2. Material Durability Under Hard Use
Breakroom chairs face conditions that would accelerate the wear of furniture designed for lighter applications. Coffee spills, food residue, people leaning back repeatedly, heavy daily rotation across multiple users of varying sizes, and the general roughness of a communal environment all take a toll. Seats made from molded plastic shells or heavy-duty commercial vinyl hold up better than soft fabric in this context. Frame construction matters too. Welded steel frames or reinforced polymer joints handle the strain of high-frequency use far better than furniture built to residential tolerances.
3. Cleaning Ease Is Non-Negotiable
Food and drink spills are not occasional in a breakroom. They happen regularly, and how quickly and completely they can be cleaned up determines whether the space stays presentable. Chairs with smooth, non-porous seat surfaces clean in seconds with a standard wipe-down. Upholstered breakroom seating, unless it carries a commercial-grade stain-resistant treatment, tends to absorb spills, retain odors over time, and become visually shabby within a year or two of regular use. The difference between a chair that a staff member can wipe clean before the next person sits down versus one that requires soaking and scrubbing is meaningful when the space is turning over constantly throughout the day.
4. Seat Height Compatibility with Your Tables
This detail gets overlooked more often than it should. Standard breakroom tables typically sit at approximately 28 to 30 inches from the floor. Chairs paired with them should have seat heights landing in the 17 to 19 inch range to allow comfortable seating without awkward posture. If you are purchasing
If you are sourcing breakroom chairs independently of your tables, or if your existing tables fall outside that standard range, confirm seat heights before placing the order. A mismatch between table height and chair height makes the space uncomfortable and discourages people from actually using it for the time they are entitled to take. It is a straightforward specification check that prevents an annoying and avoidable problem.
5. Adequate Weight Capacity for Commercial Use
Commercial breakroom chairs should carry a minimum weight rating of 250 pounds, and ideally 300 pounds or above if you are purchasing for a large or diverse workforce. Chairs manufactured to residential tolerances frequently fall below these thresholds and fail prematurely under the load cycles a commercial environment generates. Checking the rated capacity before purchasing is a simple step that protects both the users and the organization from liability concerns and premature replacement costs.

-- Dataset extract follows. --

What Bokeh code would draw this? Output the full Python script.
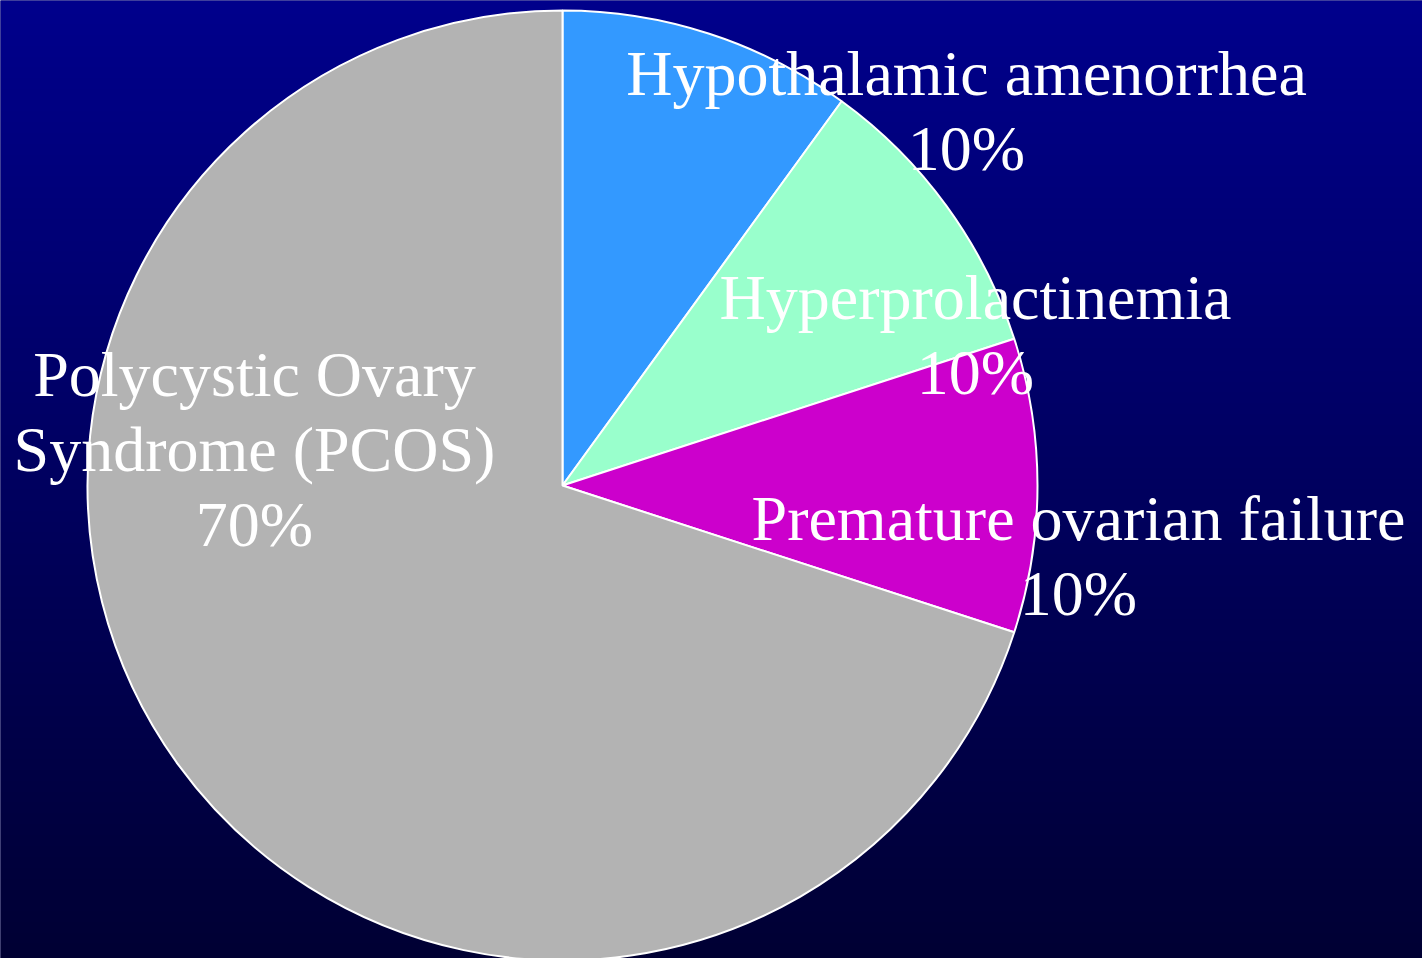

6. Glides or Casters Matched to Your Floor
Breakroom flooring varies widely, from polished concrete to vinyl tile to commercial carpet, and the wrong glide or caster choice creates problems quickly. Hard flooring paired with hard plastic glides leads to surface scratching and noise when chairs are moved. Felt glides protect hard surfaces and reduce the sound of chairs being pulled out and pushed back in repeatedly throughout the day. Casters are useful if the space doubles as a conference or training area where quick reconfiguration is a frequent need. Getting this detail right at the time of purchase avoids the cost and inconvenience of retrofitting glides after the furniture has already arrived.
7. Aesthetics That Reflect the Office Environment
Breakrooms that look like deliberate, designed spaces feel better to use than rooms that look like a furniture donation site. Choosing chairs in colors and finishes that coordinate with the overall office palette signals that the space was thought about. It does not need to be complicated. Matching chair color to an accent wall, keeping frame finishes consistent with other furniture in the building, or simply choosing a color family that works with the flooring goes a long way toward making the breakroom feel like a real part of the workplace rather than an afterthought.
8. Total Cost Across the Replacement Cycle
Breakroom chairs are replaced more frequently than task seating because the environment demands more from them. Budget accordingly rather than defaulting to the cheapest available option. Paying a moderate premium for a chair rated for commercial use that delivers five years of reliable service is almost always a better financial decision than purchasing residential-grade furniture that fails in two years and requires full replacement. Look for commercial warranties, chairs with replacement parts available for glides and seats, and manufacturers with a track record in high-turnover commercial environments.
The breakroom is not a luxury amenity, and the seating you put in it should be chosen with the same intentionality as any other part of the office. Furniture that holds up, cleans easily, fits the space properly, and feels comfortable for short periods of use gives employees a room they actually want to spend their break in, which has real and measurable benefits for morale, informal communication, and the sense that the organization treats its people well.